For this exercise, repeat all of the material verbatim apart from its images.
□ □ □ □ □
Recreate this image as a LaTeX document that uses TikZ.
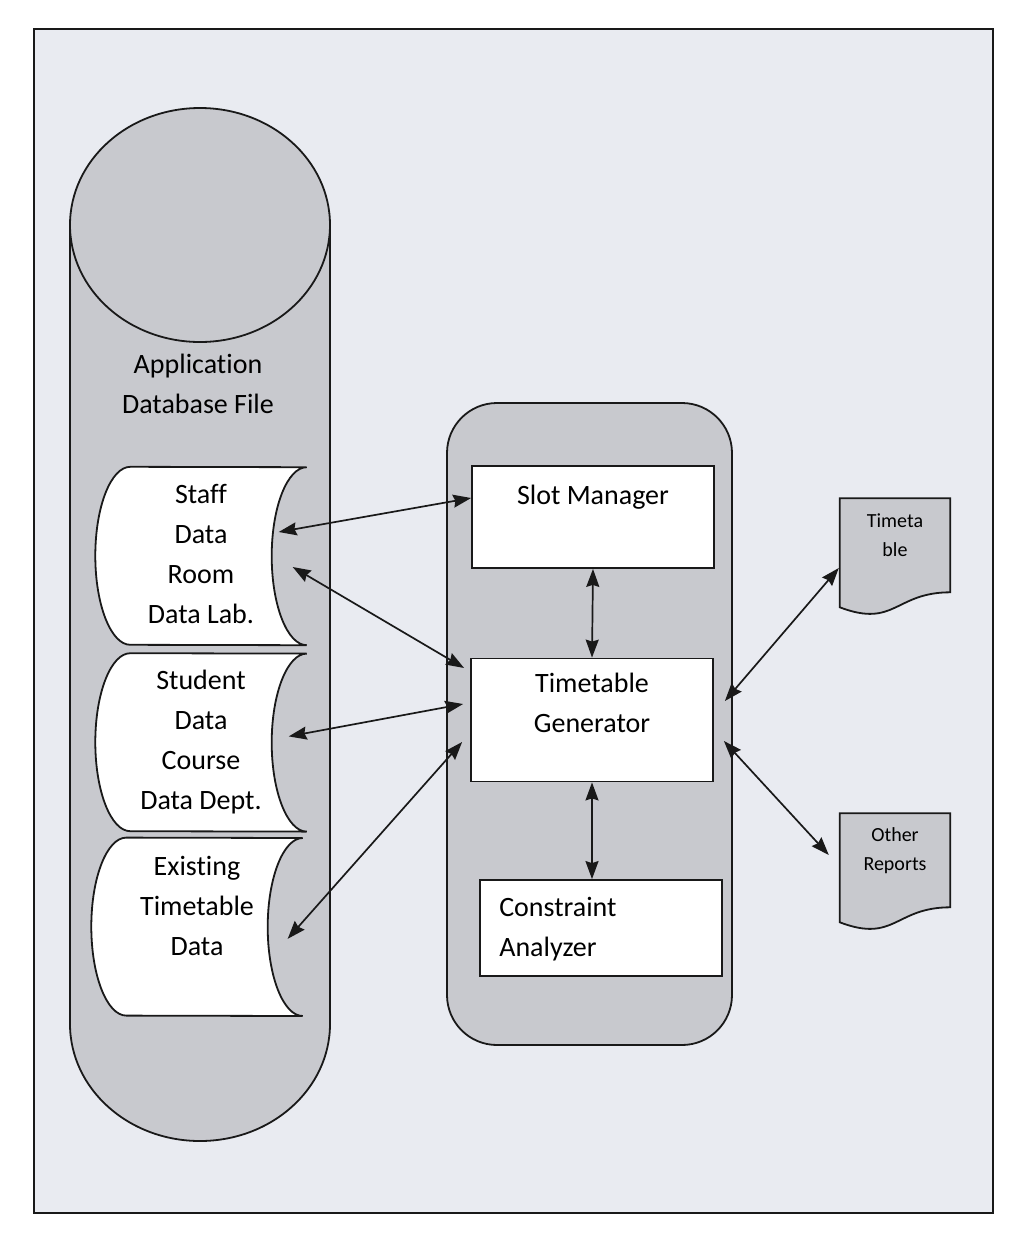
\documentclass[tikz,border=0pt]{standalone}
\usepackage{fontspec}
\setmainfont{Carlito}[Ligatures=NoCommon]
\usetikzlibrary{calc, positioning, arrows.meta}
\definecolor{scan_bg}{RGB}{233, 235, 241}
\definecolor{my_gray}{RGB}{200, 201, 206}
\definecolor{my_ink}{RGB}{25, 25, 25}
\tikzset {
  outerframe/.style = {draw=my_ink, line width=2pt, fill=scan_bg},
  grayshape/.style = {draw=my_ink, line width=1.8pt, fill=my_gray},
  store/.style = {minimum width=211pt, minimum height=178pt, inner sep=0},
  box/.style = {draw=my_ink, line width=1.8pt, fill=white, rectangle, minimum width=242pt},
  doc/.style = {minimum width=110pt, minimum height=117pt, inner sep=0},
  bigtext/.style = {align=center, font=\fontsize{28}{40}\selectfont, inner sep=0pt},
  smalltext/.style = {align=center, font=\fontsize{20}{29}\selectfont, inner sep=0pt},
  line/.style = {{Stealth[length=18pt, width=13pt, inset=2pt]}-{Stealth[length=18pt, width=13pt, inset=2pt]}, line width=1.7pt, color=my_ink}
}
\pgfdeclarelayer{bottom}
\pgfdeclarelayer{background}
\pgfsetlayers{bottom,background,main}

% stored data shape and document shape, drawn round an empty node
\newcommand{\storeshape}[1]{%
  \draw[draw=my_ink, line width=1.8pt, fill=white] ($(#1.north west)+(35,0)$) arc[start angle=90, end angle=270, x radius=35pt, y radius=89pt] -- (#1.south east) arc[start angle=270, end angle=90, x radius=35pt, y radius=89pt] -- cycle;}
\newcommand{\docshape}[1]{%
  \draw[grayshape] (#1.north west) -- (#1.north east) -- ($(#1.north east)+(0,94)$) .. controls ($(#1.north)+(0,94)$) and ($(#1.north)+(0,130)$) .. ($(#1.north west)+(0,109)$) -- cycle;}

\begin{document}
\begin{tikzpicture}[x=1pt, y=-1pt]
    \useasboundingbox (0,0) rectangle (1012,1235);

    % database file
    \node[bigtext] (dbname) at (198,384) {Application\\Database File};
    \node[store] (staff) at (201,556) {};
    \node[store, below=8pt of staff] (student) {};
    \node[store, below=6pt of student, xshift=-4pt] (existing) {};
    \node[bigtext, below=17pt of staff.north] (stafftext) {Staff\\Data\\Room\\Data Lab.};
    \node[bigtext, below=17pt of student.north] (studenttext) {Student\\Data\\Course\\Data Dept.};
    \node[bigtext, below=18pt of existing.north] (existingtext) {Existing\\Timetable\\Data};

    % generator modules
    \node[box, minimum height=102pt] (slot) at (593,517) {};
    \node[box, minimum height=123pt] (gen) at (592,720) {};
    \node[box, minimum height=96pt] (cons) at (601,928) {};
    \node[bigtext, below=20pt of slot.north] (slottext) {Slot Manager};
    \node[bigtext, below=15pt of gen.north] (gentext) {Timetable\\Generator};
    \node[bigtext, align=left, below right=18pt and 20pt of cons.north west] (constext) {Constraint\\Analyzer};

    % outputs
    \node[doc] (ttdoc) at (895,557) {};
    \node[doc] (otherdoc) at (895,872) {};
    \node[smalltext, below=15pt of ttdoc.north] (tttext) {Timeta\\ble};
    \node[smalltext, below=14pt of otherdoc.north] (othertext) {Other\\Reports};

    \begin{pgfonlayer}{bottom}
        \fill[white] (0,0) rectangle (1012,1235);
        \draw[outerframe] (34,29) rectangle (993,1213);
        \draw[grayshape] (70,225) -- (70,1024) arc[start angle=180, end angle=360, x radius=130pt, y radius=117pt] -- (330,225);
        \draw[grayshape] (200,225) ellipse [x radius=130pt, y radius=117pt];
        \draw[grayshape, rounded corners=50pt] (447,403) rectangle (732,1045);
    \end{pgfonlayer}
    \begin{pgfonlayer}{background}
        \storeshape{staff}
        \storeshape{student}
        \storeshape{existing}
        \docshape{ttdoc}
        \docshape{otherdoc}
    \end{pgfonlayer}

    \draw[line] ([xshift=-28pt, yshift=24pt]staff.east) -- ([yshift=19pt]slot.west);
    \draw[line] ([xshift=-14pt, yshift=-11pt]staff.east) -- ([xshift=-6pt, yshift=52pt]gen.west);
    \draw[line] ([xshift=-18pt, yshift=6pt]student.east) -- ([xshift=-7pt, yshift=16pt]gen.west);
    \draw[line] ([xshift=-15pt, yshift=-12pt]existing.east) -- ([xshift=-8pt, yshift=-22pt]gen.west);
    \draw[line] (slot.south) -- (gen.north);
    \draw[line] (gen.south) -- (gen.south |- cons.north);
    \draw[line] ([xshift=11pt, yshift=19pt]gen.east) -- ([xshift=-1pt, yshift=-11pt]ttdoc.west);
    \draw[line] ([xshift=10pt, yshift=-21pt]gen.east) -- ([xshift=-11pt, yshift=17pt]otherdoc.west);

\end{tikzpicture}
\end{document}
□ □ □ □ □
## [The output]
Recreate this image as a LaTeX document that uses TikZ.
\documentclass[tikz,border=0pt]{standalone}
\usepackage{fontspec}
\setmainfont{Carlito}[Ligatures=NoCommon]
\usetikzlibrary{calc, positioning, arrows.meta}
\definecolor{scan_bg}{RGB}{233, 235, 241}
\definecolor{my_gray}{RGB}{200, 201, 206}
\definecolor{my_ink}{RGB}{25, 25, 25}
\tikzset {
  outerframe/.style = {draw=my_ink, line width=2pt, fill=scan_bg},
  grayshape/.style = {draw=my_ink, line width=1.8pt, fill=my_gray},
  store/.style = {minimum width=211pt, minimum height=178pt, inner sep=0},
  box/.style = {draw=my_ink, line width=1.8pt, fill=white, rectangle, minimum width=242pt},
  doc/.style = {minimum width=110pt, minimum height=117pt, inner sep=0},
  bigtext/.style = {align=center, font=\fontsize{28}{40}\selectfont, inner sep=0pt},
  smalltext/.style = {align=center, font=\fontsize{20}{29}\selectfont, inner sep=0pt},
  line/.style = {{Stealth[length=18pt, width=13pt, inset=2pt]}-{Stealth[length=18pt, width=13pt, inset=2pt]}, line width=1.7pt, color=my_ink}
}
\pgfdeclarelayer{bottom}
\pgfdeclarelayer{background}
\pgfsetlayers{bottom,background,main}

% stored data shape and document shape, drawn round an empty node
\newcommand{\storeshape}[1]{%
  \draw[draw=my_ink, line width=1.8pt, fill=white] ($(#1.north west)+(35,0)$) arc[start angle=90, end angle=270, x radius=35pt, y radius=89pt] -- (#1.south east) arc[start angle=270, end angle=90, x radius=35pt, y radius=89pt] -- cycle;}
\newcommand{\docshape}[1]{%
  \draw[grayshape] (#1.north west) -- (#1.north east) -- ($(#1.north east)+(0,94)$) .. controls ($(#1.north)+(0,94)$) and ($(#1.north)+(0,130)$) .. ($(#1.north west)+(0,109)$) -- cycle;}

\begin{document}
\begin{tikzpicture}[x=1pt, y=-1pt]
    \useasboundingbox (0,0) rectangle (1012,1235);

    % database file
    \node[bigtext] (dbname) at (198,384) {Application\\Database File};
    \node[store] (staff) at (201,556) {};
    \node[store, below=8pt of staff] (student) {};
    \node[store, below=6pt of student, xshift=-4pt] (existing) {};
    \node[bigtext, below=17pt of staff.north] (stafftext) {Staff\\Data\\Room\\Data Lab.};
    \node[bigtext, below=17pt of student.north] (studenttext) {Student\\Data\\Course\\Data Dept.};
    \node[bigtext, below=18pt of existing.north] (existingtext) {Existing\\Timetable\\Data};

    % generator modules
    \node[box, minimum height=102pt] (slot) at (593,517) {};
    \node[box, minimum height=123pt] (gen) at (592,720) {};
    \node[box, minimum height=96pt] (cons) at (601,928) {};
    \node[bigtext, below=20pt of slot.north] (slottext) {Slot Manager};
    \node[bigtext, below=15pt of gen.north] (gentext) {Timetable\\Generator};
    \node[bigtext, align=left, below right=18pt and 20pt of cons.north west] (constext) {Constraint\\Analyzer};

    % outputs
    \node[doc] (ttdoc) at (895,557) {};
    \node[doc] (otherdoc) at (895,872) {};
    \node[smalltext, below=15pt of ttdoc.north] (tttext) {Timeta\\ble};
    \node[smalltext, below=14pt of otherdoc.north] (othertext) {Other\\Reports};

    \begin{pgfonlayer}{bottom}
        \fill[white] (0,0) rectangle (1012,1235);
        \draw[outerframe] (34,29) rectangle (993,1213);
        \draw[grayshape] (70,225) -- (70,1024) arc[start angle=180, end angle=360, x radius=130pt, y radius=117pt] -- (330,225);
        \draw[grayshape] (200,225) ellipse [x radius=130pt, y radius=117pt];
        \draw[grayshape, rounded corners=50pt] (447,403) rectangle (732,1045);
    \end{pgfonlayer}
    \begin{pgfonlayer}{background}
        \storeshape{staff}
        \storeshape{student}
        \storeshape{existing}
        \docshape{ttdoc}
        \docshape{otherdoc}
    \end{pgfonlayer}

    \draw[line] ([xshift=-28pt, yshift=24pt]staff.east) -- ([yshift=19pt]slot.west);
    \draw[line] ([xshift=-14pt, yshift=-11pt]staff.east) -- ([xshift=-6pt, yshift=52pt]gen.west);
    \draw[line] ([xshift=-18pt, yshift=6pt]student.east) -- ([xshift=-7pt, yshift=16pt]gen.west);
    \draw[line] ([xshift=-15pt, yshift=-12pt]existing.east) -- ([xshift=-8pt, yshift=-22pt]gen.west);
    \draw[line] (slot.south) -- (gen.north);
    \draw[line] (gen.south) -- (gen.south |- cons.north);
    \draw[line] ([xshift=11pt, yshift=19pt]gen.east) -- ([xshift=-1pt, yshift=-11pt]ttdoc.west);
    \draw[line] ([xshift=10pt, yshift=-21pt]gen.east) -- ([xshift=-11pt, yshift=17pt]otherdoc.west);

\end{tikzpicture}
\end{document}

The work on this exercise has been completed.